12:12 am on Jan 18, 2010 (gmt 0)

Thank you for explaining that to me and also for including the response from the Google Blog.

That is very helpful.

I am going to find out if I can include a <link> tag on the page.

gouri

1:16 pm on Jan 21, 2010 (gmt 0)

Would using Google Webmaster Tools Parameter Handling feature be good to use in this situation?

I think that also deals with duplicate content.

tedster

8:06 pm on Jan 21, 2010 (gmt 0)

There's no query string parameter in either URL, the domain root or the home.html so I don't see how it would be useful.

crobb305

8:17 pm on Jan 21, 2010 (gmt 0)

For my site, Webmastertools is showing over one hundred 404s (Page Not Found) on googlebot requests for index.html. It also shows the referring url for each instance and NONE of those referrers link to me with index.html. They all link to me using the canonical. I am not sure how long this has been going on, because I only recently started using GWT. It has motivated me to cleanup my htaccess and ensure index.html resolves to the canonical.

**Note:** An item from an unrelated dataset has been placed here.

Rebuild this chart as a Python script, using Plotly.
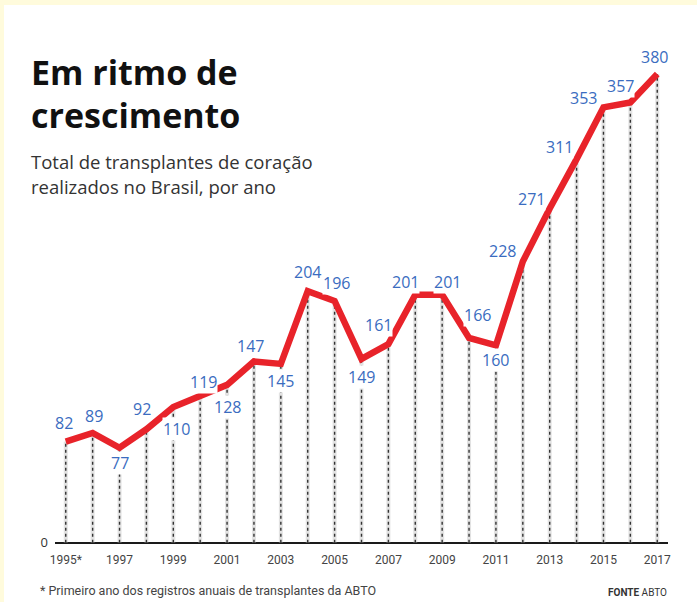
import plotly.graph_objects as go

years = list(range(1995, 2018))
values = [82, 89, 77, 92, 110, 119, 128, 147, 145, 204, 196, 149, 161, 201, 201,
          166, 160, 228, 271, 311, 353, 357, 380]
tick_years = [1995, 1997, 1999, 2001, 2003, 2005, 2007, 2009, 2011, 2013, 2015, 2017]
tick_labels = ["1995*", "1997", "1999", "2001", "2003", "2005", "2007", "2009",
               "2011", "2013", "2015", "2017"]

# label offsets (style): (xshift, yshift) in px
label_shift = [(-2, 19), (1, 17), (0, -15), (-4, 20), (3, -22), (3, 14), (0, -22),
               (-3, 15), (0, -17), (0, 19), (2, 18), (0, -18), (-10, 19), (-10, 13),
               (5, 13), (8, 23), (0, -15), (-20, 11), (-18, 9), (-17, 12), (-20, 9),
               (-10, 16), (-3, 17)]

W, H = 697, 602
x0, x1 = 55, 668
ybase = 544

fig = go.Figure()

# dotted droplines
dx, dy = [], []
for yr, v in zip(years, values):
    dx += [yr, yr, None]
    dy += [0, v, None]
fig.add_trace(go.Scatter(x=dx, y=dy, mode="lines",
                         line=dict(color="rgba(190,190,190,0.45)", width=4),
                         hoverinfo="skip", showlegend=False))
fig.add_trace(go.Scatter(x=dx, y=dy, mode="lines",
                         line=dict(color="#333333", width=1.4, dash="dot"),
                         hoverinfo="skip", showlegend=False))
# red line
fig.add_trace(go.Scatter(x=years, y=values, mode="lines",
                         line=dict(color="#e8232a", width=6.5),
                         showlegend=False))

for yr, v, (xs, ys) in zip(years, values, label_shift):
    fig.add_annotation(x=yr, y=v, xref="x", yref="y", text=str(v), showarrow=False,
                       xshift=xs, yshift=ys, bgcolor="white", borderpad=0,
                       font=dict(family="Open Sans", size=16, color="#3a6cc0"))

fig.update_layout(
    width=W, height=H,
    margin=dict(l=0, r=0, t=0, b=0),
    paper_bgcolor="white", plot_bgcolor="rgba(0,0,0,0)",
    xaxis=dict(domain=[x0 / W, x1 / W], range=[1994.6, 2017.4],
               tickvals=tick_years, ticktext=tick_labels, showgrid=False,
               zeroline=False, showline=False,
               ticks="", automargin=False, ticklabelstandoff=7,
               tickfont=dict(family="Roboto", size=12, color="#444444")),
    yaxis=dict(domain=[(H - ybase) / H, 1], range=[-1, 440], tickvals=[0],
               ticktext=["0"], showgrid=False, zeroline=True,
               zerolinecolor="#1a1a1a", zerolinewidth=2, showline=False,
               ticks="", automargin=False, ticklabelstandoff=6,
               tickfont=dict(family="Open Sans", size=13, color="#333333")),
)

# yellow frame (top & left)
fig.add_shape(type="rect", xref="paper", yref="paper", x0=0, x1=1, y0=1 - 5 / H, y1=1,
              fillcolor="#fffbdc", line=dict(width=0), layer="above")
fig.add_shape(type="rect", xref="paper", yref="paper", x0=0, x1=4 / W, y0=0, y1=1,
              fillcolor="#fffbdc", line=dict(width=0), layer="above")

def px(xp, yp):
    return xp / W, 1 - yp / H

def txt(x, y, s, size, color, anchor="left", family="Open Sans"):
    tx, ty = px(x, y)
    fig.add_annotation(x=tx, y=ty, xref="paper", yref="paper", xanchor=anchor,
                       yanchor="middle", text=s, showarrow=False,
                       font=dict(family=family, size=size, color=color))

txt(29, 72, "<b>Em ritmo de</b>", 34, "#111111")
txt(29, 115, "<b>crescimento</b>", 34, "#111111")
txt(29, 161, "Total de transplantes de coração", 18.5, "#333333")
txt(29, 186, "realizados no Brasil, por ano", 18.5, "#333333")
txt(38, 590, "* Primeiro ano dos registros anuais de transplantes da ABTO", 12.5,
    "#444444", family="Roboto")
txt(669, 592, "<b>FONTE</b> ABTO", 10, "#333333", anchor="right", family="Roboto")

fig.write_html("out.html", config={"displayModeBar": False},
               post_script="document.body.style.margin='0';document.body.style.padding='0';")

I am not sure what effect this is having on my site's rankings, but it is disturbing, considering that NONE of the referring urls link to me with index.html. Could inbound links get discounted because googlebot is trying to crawl index.html and encountering a 404?

crobb305

8:40 pm on Jan 21, 2010 (gmt 0)

If you use the canonical tag, do you need it on every page, or homepage only?

TheMadScientist

8:44 pm on Jan 21, 2010 (gmt 0)

You need it on any page you would like another 'essentially the same' page considered to be the original source for the information, and it does not hurt to have it on the page considered the canonical page itself. So, you need it on any version of your home page (every location your home page is presented), except the location you want to be considered the original (canonical) version, and there it's optional.